The crowd was then divided into groups of 10 to 15 and met in various rooms throughout the Hartley Dodge building. He established ground rules, which would provide “a judgment free zone.” Two volunteers would serve as moderator and recorder of the conversations. Some considerations included: why you came, what does a welcoming Madison look like? What are you optimistic about? What do you fear and what are you willing to do? “We cannot live within our own walls,” the mayor said.
In one of the break-out groups, a resident expressed concern about the resolution, saying it was unnecessary. Another person said the resolution would divide, rather than strengthen, the community. The facilitator, Joanne Spigner, cautioned those present to move beyond the resolution itself during the discussion. One optimistic outlook was that “we’re having this conversation in a respectful manner.” She said that many of us “live in our own bubbles.” Another noted,” So many people really have a good heart.” A woman who said she is conservative said that all opinions should be welcome. There was concern, too, that we don’t always listen to another person’s story, but instead make assumptions. “This conversation is worth having,” one person said. “There is now language on the table. We’re a little more informed.” Spigner summed up the conversation, noting, “We need to get to know people and let them feel safe on the streets, in schools and stores and with the police.

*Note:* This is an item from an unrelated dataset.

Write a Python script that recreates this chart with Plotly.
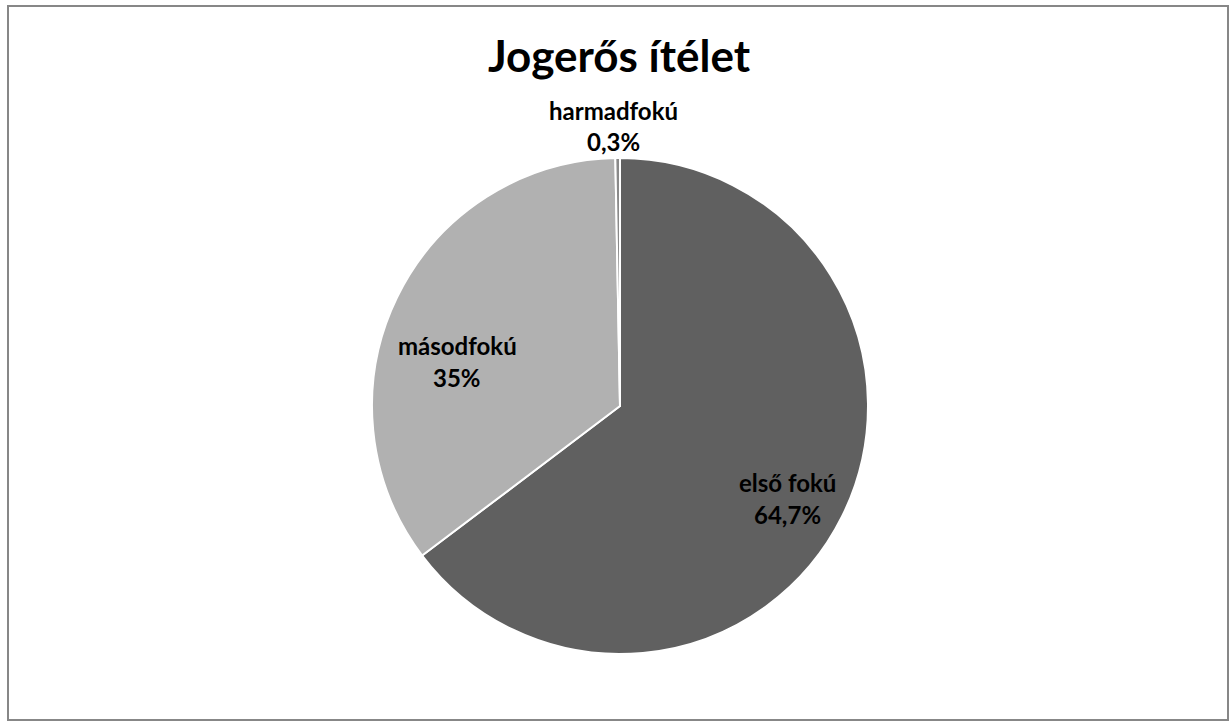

What is less visible is what scares us.”
The various groups then re-convened to share and reflect. One person referred to the Mount Laurel directive. “Madison led the way,” Mayor Conley said, “in its legal and moral obligation.” Some people spoke of the Interfaith Council, Welcome Wagon, International Day and other efforts in the community to bring people together.
There was considerable debate about legal and illegal immigrants and incidents of racial profiling. One person said the conversation “didn’t go far enough.” Another said we “let fear and bias overcome values.” A number of speakers came to the microphone during a period for public comments. Although there were varied points of view, the mayor managed to defuse comments that could have been disruptive.
Mayor Conley said the task force would gather all the suggestions recorded during the small group discussions. “We’ve heard a lot of great ideas,” he said and next steps would be considered and shared.